The message here: Be good — and remember the importance of good eye contact.

Now, to clarify, the two elements need to go together (unless you are operating a con). Researchers have discovered that if you are in an adversarial or non-friendly environment, close eye contact can actually make things worse.  Forbes.com reported:

Researchers from Harvard, the University of British Columbia and the University of Freiberg used newly developed eye-tracking technology to test the claim during two experiments.  In the first, they had study participants watch a speaker on video while tracking their eye movements, and then asked how persuaded they were by the speaker. Researchers found that the more time participants spent looking into the speaker’s eyes, the less persuaded they were by the speaker’s argument. The only time looking into the speaker’s eyes correlated with being influenced was when the participants already agreed with the speaker’s opinions.

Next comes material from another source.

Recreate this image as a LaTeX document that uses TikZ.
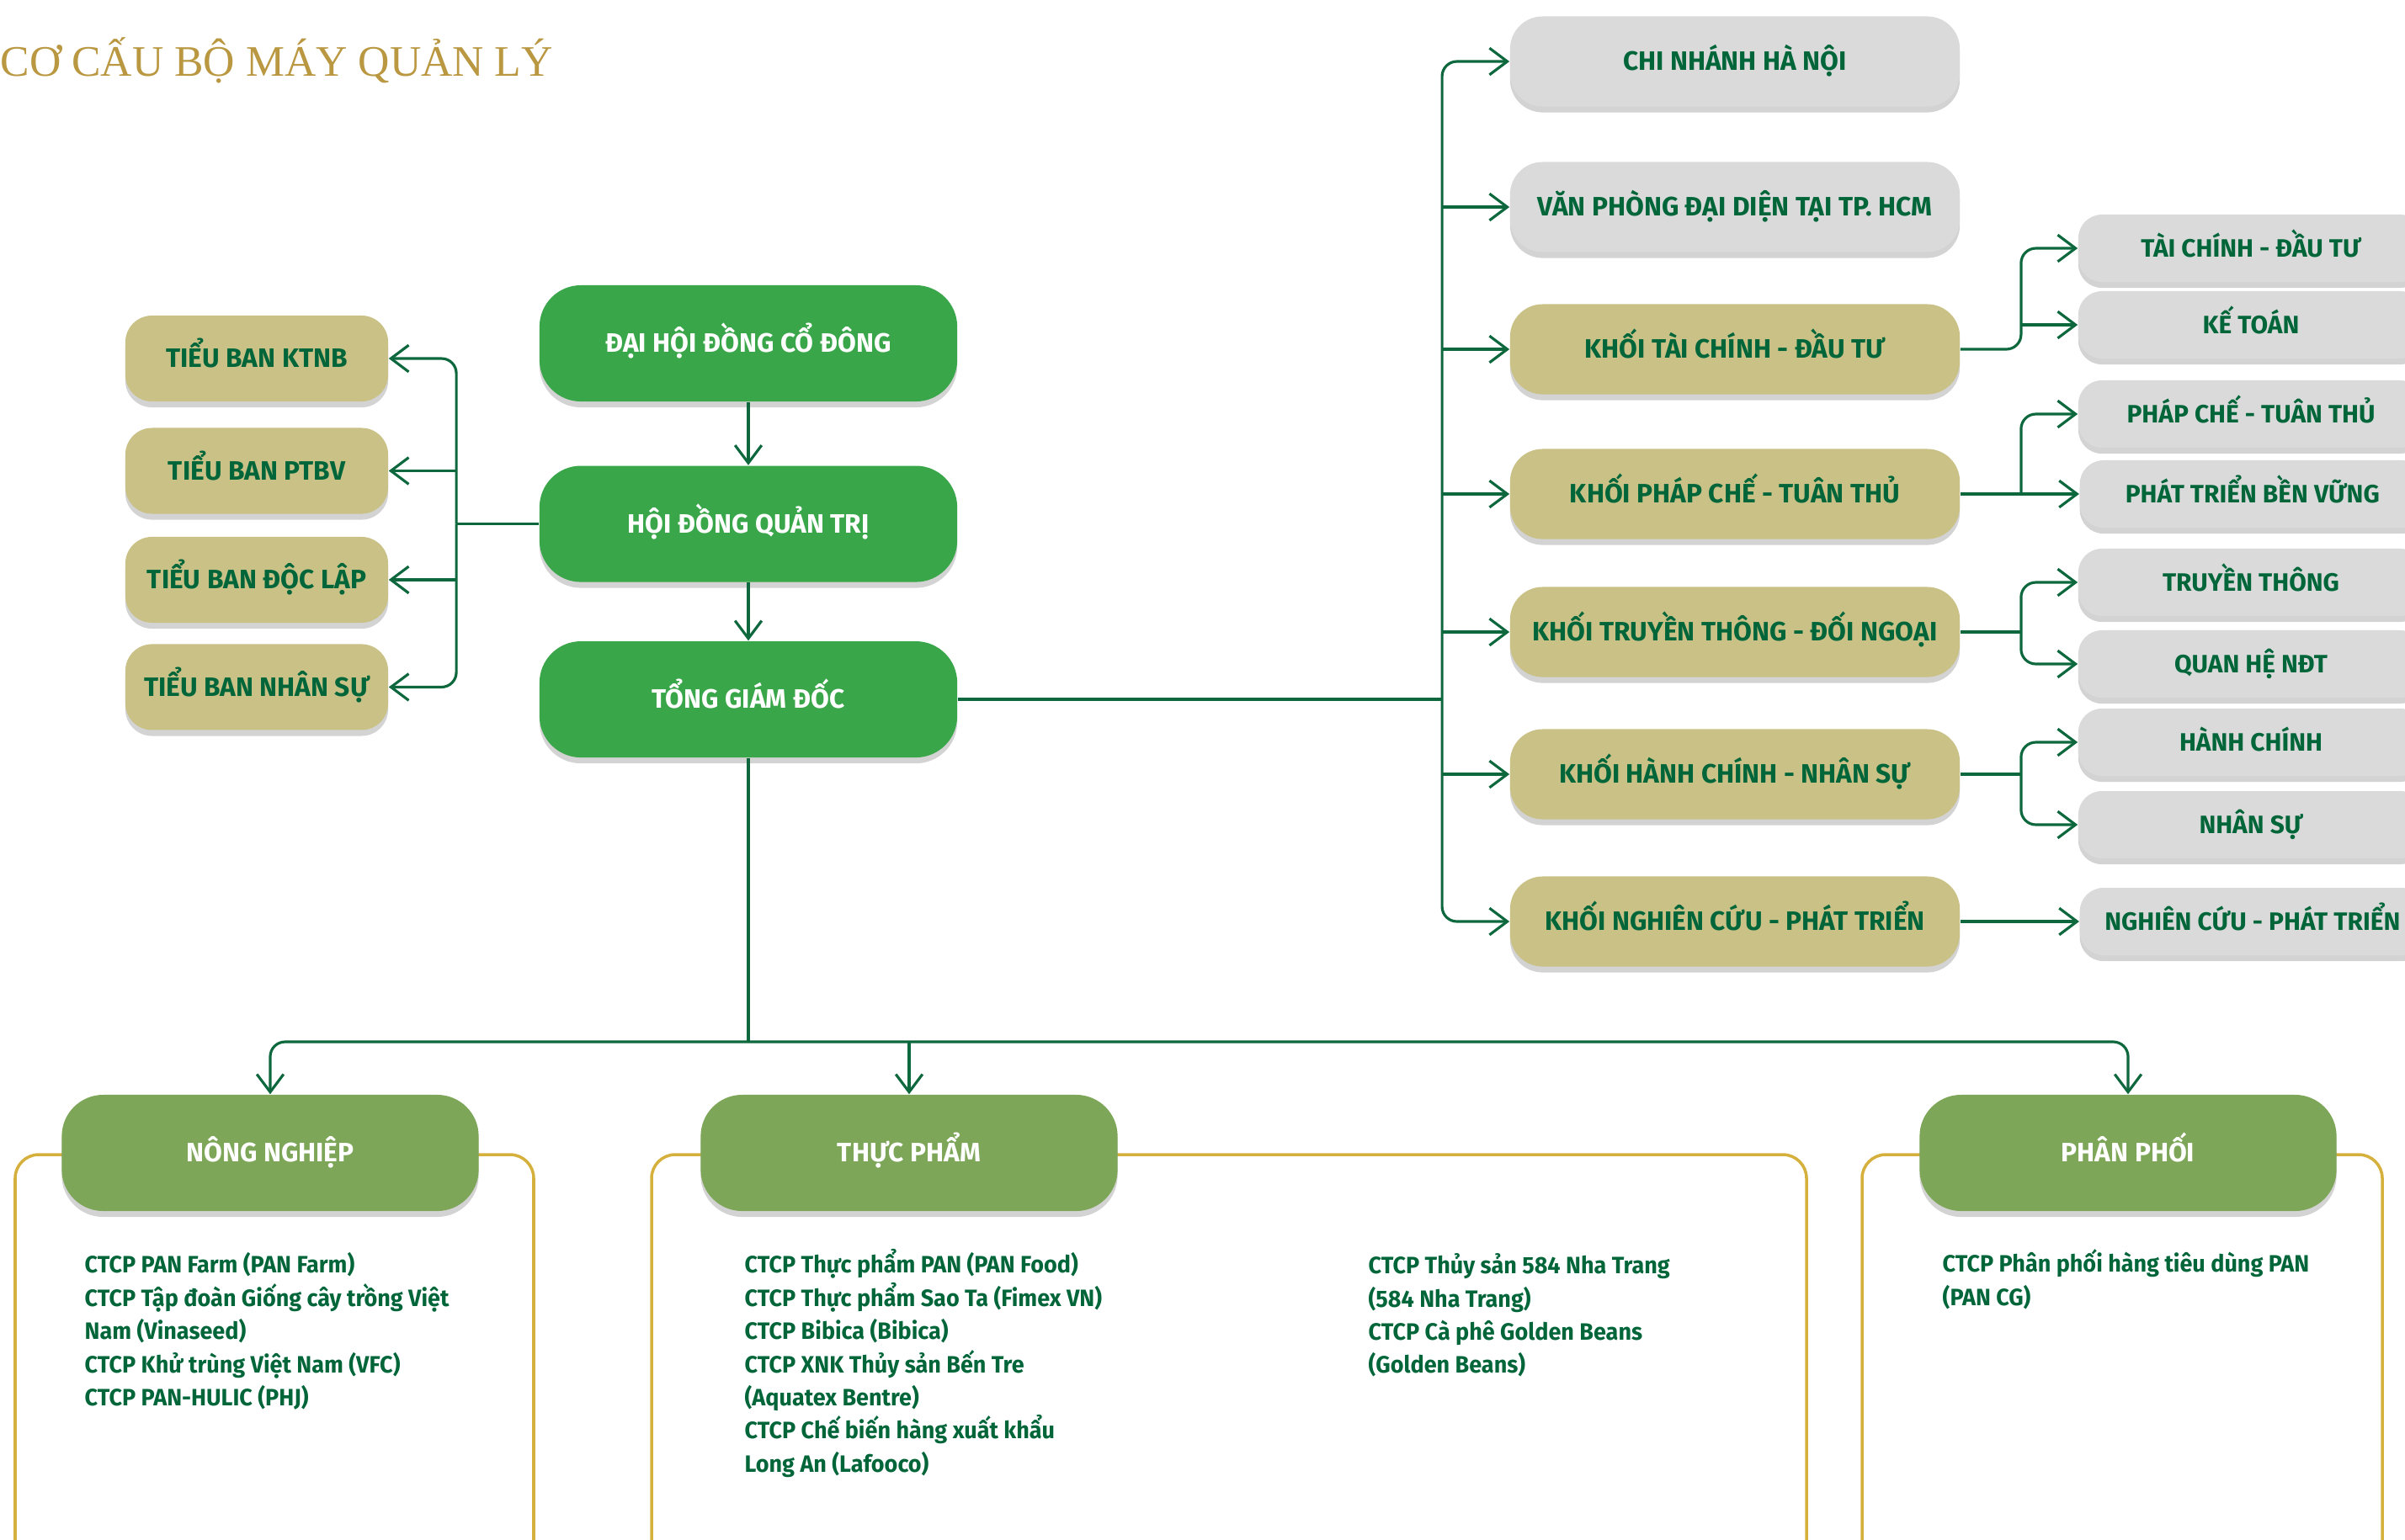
\documentclass[tikz,border=0pt]{standalone}
\usepackage{fontspec}
\setmainfont{Fira Sans}
\newfontfamily\titlefont{Liberation Serif}
\newfontfamily\listfont[FakeStretch=0.96]{Fira Sans}
\usepackage{tikz}
\usetikzlibrary{positioning, arrows.meta, shadows}

\definecolor{panGreen}{RGB}{58,166,74}
\definecolor{panLeaf}{RGB}{126,166,88}
\definecolor{panTan}{RGB}{202,193,135}
\definecolor{panGrey}{RGB}{218,218,218}
\definecolor{panLine}{RGB}{14,104,62}
\definecolor{panText}{RGB}{0,102,58}
\definecolor{panGold}{RGB}{214,176,60}
\definecolor{panTitle}{RGB}{186,152,66}

\tikzset{
    blob/.style={rectangle, rounded corners=9pt, align=center, text height=8.5pt, text depth=2.3pt, font=\fontsize{9}{11}\selectfont\bfseries, drop shadow={shadow xshift=0pt, shadow yshift=-2pt, opacity=0.35}},
    lead/.style={blob, fill=panGreen, text=white, minimum width=4.96cm, minimum height=1.38cm, rounded corners=14pt},
    committee/.style={blob, fill=panTan, text=panText, minimum width=3.12cm, minimum height=1.02cm},
    division/.style={blob, fill=panTan, text=panText, minimum width=5.34cm, minimum height=1.07cm, rounded corners=11pt},
    office/.style={division, fill=panGrey},
    subunit/.style={blob, fill=panGrey, text=panText, minimum width=4.1cm, minimum height=0.8cm, rounded corners=8pt, font=\fontsize{8.5}{10}\selectfont\bfseries},
    sector/.style={blob, fill=panLeaf, text=white, minimum width=4.95cm, minimum height=1.38cm, rounded corners=14pt},
    groupframe/.style={draw=panGold, line width=1pt, rounded corners=8pt},
    members/.style={align=left, anchor=north west, inner sep=0pt, text=panText, font=\listfont\fontsize{8}{11.2}\selectfont\bfseries},
    link/.style={draw=panLine, line width=0.9pt, rounded corners=5pt},
    arrow/.style={link, -{Straight Barb[length=6pt, width=9pt]}}
}

\begin{document}
\begin{tikzpicture}[x=0.01cm, y=-0.01cm]
        \useasboundingbox (0,0) rectangle (2857,1829);

        % Title
        \node[anchor=base west, inner sep=0pt, text=panTitle, font=\titlefont\fontsize{14.7}{17}\selectfont] (Title) at (0,90) {CƠ CẤU BỘ MÁY QUẢN LÝ};

        % Frames of the sectors
        \draw[groupframe] (18,1372) rectangle (634,1900);
        \draw[groupframe] (774,1372) rectangle (2146,1900);
        \draw[groupframe] (2212,1372) rectangle (2830,1900);

        % Governance
        \node[lead] (DHCD) at (889,408) {ĐẠI HỘI ĐỒNG CỔ ĐÔNG};
        \node[lead, below=0.75cm of DHCD] (HDQT) {HỘI ĐỒNG QUẢN TRỊ};
        \node[lead, below=0.69cm of HDQT] (TGD) {TỔNG GIÁM ĐỐC};

        % Committees
        \node[committee] (KTNB) at (305,426) {TIỂU BAN KTNB};
        \node[committee, below=0.3cm of KTNB] (PTBV) {TIỂU BAN PTBV};
        \node[committee, below=0.26cm of PTBV] (DocLap) {TIỂU BAN ĐỘC LẬP};
        \node[committee, below=0.24cm of DocLap] (NhanSuTB) {TIỂU BAN NHÂN SỰ};

        % Offices and divisions
        \node[office] (HaNoi) at (2061,73) {CHI NHÁNH HÀ NỘI};
        \node[office] (HCM) at (2061,246) {VĂN PHÒNG ĐẠI DIỆN TẠI TP. HCM};
        \node[division] (KTaiChinh) at (2061,415) {KHỐI TÀI CHÍNH - ĐẦU TƯ};
        \node[division] (KPhapChe) at (2061,587) {KHỐI PHÁP CHẾ - TUÂN THỦ};
        \node[division] (KTruyenThong) at (2061,751) {KHỐI TRUYỀN THÔNG - ĐỐI NGOẠI};
        \node[division] (KHanhChinh) at (2061,920) {KHỐI HÀNH CHÍNH - NHÂN SỰ};
        \node[division] (KNghienCuu) at (2061,1095) {KHỐI NGHIÊN CỨU - PHÁT TRIỂN};

        % Departments
        \node[subunit] (TaiChinh) at (2674,295) {TÀI CHÍNH - ĐẦU TƯ};
        \node[subunit] (KeToan) at (2674,386) {KẾ TOÁN};
        \node[subunit] (PhapChe) at (2674,492) {PHÁP CHẾ - TUÂN THỦ};
        \node[subunit, right=1.41cm of KPhapChe] (PTBVung) {PHÁT TRIỂN BỀN VỮNG};
        \node[subunit] (TruyenThong) at (2674,692) {TRUYỀN THÔNG};
        \node[subunit] (QuanHe) at (2674,789) {QUAN HỆ NĐT};
        \node[subunit] (HanhChinh) at (2674,882) {HÀNH CHÍNH};
        \node[subunit] (NhanSu) at (2674,980) {NHÂN SỰ};
        \node[subunit, right=1.41cm of KNghienCuu] (NCPT) {NGHIÊN CỨU - PHÁT TRIỂN};

        % Sectors
        \node[sector] (NongNghiep) at (321,1370) {NÔNG NGHIỆP};
        \node[sector] (ThucPham) at (1080,1370) {THỰC PHẨM};
        \node[sector] (PhanPhoi) at (2528,1370) {PHÂN PHỐI};

        % Member companies
        \node[members] (NNList) at (100,1488) {CTCP PAN Farm (PAN Farm)\\CTCP Tập đoàn Giống cây trồng Việt\\Nam (Vinaseed)\\CTCP Khử trùng Việt Nam (VFC)\\CTCP PAN-HULIC (PHJ)};
        \node[members] (TPList) at (884,1484) {CTCP Thực phẩm PAN (PAN Food)\\CTCP Thực phẩm Sao Ta (Fimex VN)\\CTCP Bibica (Bibica)\\CTCP XNK Thủy sản Bến Tre\\(Aquatex Bentre)\\CTCP Chế biến hàng xuất khẩu\\Long An (Lafooco)};
        \node[members] (TPList2) at (1625,1489) {CTCP Thủy sản 584 Nha Trang\\(584 Nha Trang)\\CTCP Cà phê Golden Beans\\(Golden Beans)};
        \node[members] (PPList) at (2307,1484) {CTCP Phân phối hàng tiêu dùng PAN\\(PAN CG)};

        % Connections
        \draw[arrow] (DHCD) -- (HDQT);
        \draw[arrow] (HDQT) -- (TGD);

        \coordinate (LeftJ) at ([xshift=-0.98cm]HDQT.west);
        \draw[link] (HDQT.west) -- (LeftJ);
        \draw[arrow] (LeftJ) |- (KTNB.east);
        \draw[arrow] (LeftJ) |- (NhanSuTB.east);
        \draw[arrow] (LeftJ |- PTBV.east) -- (PTBV.east);
        \draw[arrow] (LeftJ |- DocLap.east) -- (DocLap.east);

        \coordinate (TrunkX) at ([xshift=-0.8cm]HaNoi.west);
        \coordinate (RightJ) at (TrunkX |- TGD.east);
        \draw[link] (TGD.east) -- (RightJ);
        \draw[arrow] (RightJ) |- (HaNoi.west);
        \draw[arrow] (RightJ) |- (KNghienCuu.west);
        \foreach \n in {HCM, KTaiChinh, KPhapChe, KTruyenThong, KHanhChinh}
            \draw[arrow] (TrunkX |- \n.west) -- (\n.west);

        \coordinate (BranchX) at ([xshift=0.72cm]KTaiChinh.east);
        \draw[arrow] (KTaiChinh.east) -- (BranchX |- KTaiChinh.east) |- (TaiChinh.west);
        \draw[arrow] (BranchX |- KeToan.west) -- (KeToan.west);
        \draw[arrow] (KPhapChe.east) -- (PTBVung.west);
        \draw[arrow] (BranchX |- KPhapChe.east) |- (PhapChe.west);
        \draw[link] (KTruyenThong.east) -- (BranchX |- KTruyenThong.east);
        \draw[arrow] (BranchX |- KTruyenThong.east) |- (TruyenThong.west);
        \draw[arrow] (BranchX |- KTruyenThong.east) |- (QuanHe.west);
        \draw[link] (KHanhChinh.east) -- (BranchX |- KHanhChinh.east);
        \draw[arrow] (BranchX |- KHanhChinh.east) |- (HanhChinh.west);
        \draw[arrow] (BranchX |- KHanhChinh.east) |- (NhanSu.west);
        \draw[arrow] (KNghienCuu.east) -- (NCPT.west);

        \coordinate (BottomJ) at ([yshift=-3.37cm]TGD.south);
        \draw[link] (TGD.south) -- (BottomJ);
        \draw[arrow] (BottomJ) -| (NongNghiep.north);
        \draw[arrow] (BottomJ) -| (PhanPhoi.north);
        \draw[arrow] (BottomJ -| ThucPham.north) -- (ThucPham.north);

    \end{tikzpicture}
\end{document}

So the first takeaway is: when a speaker gives an opinion contrary to the audiences’, looking into her or his eyes has the exact opposite of the intended effect.

In a second experiment, some participants were told to look into the speaker’s eyes and others were told to watch the speaker’s mouth. Once again, participants who looked into the speaker’s eyes were less receptive to his opposing arguments, and also said they were less inclined to interact with advocates of the speaker’s argument.

Which leaves us with another takeaway contrary to the popular belief: if your audience is already skeptical of your arguments, looking into your eyes will not only reinforce their skepticism, but also make them less likely to interact with others expressing your views.

It seems when and how you apply eye contact determines your success.  Of course, you aren’t likely to succeed in selling or marketing anything to someone who has decided you are wrong in the first place. That is why Bauman’s other points are so important. Effective eye contact will validate your goodness, but, if you are in a conflict-situation, will simply make things worse.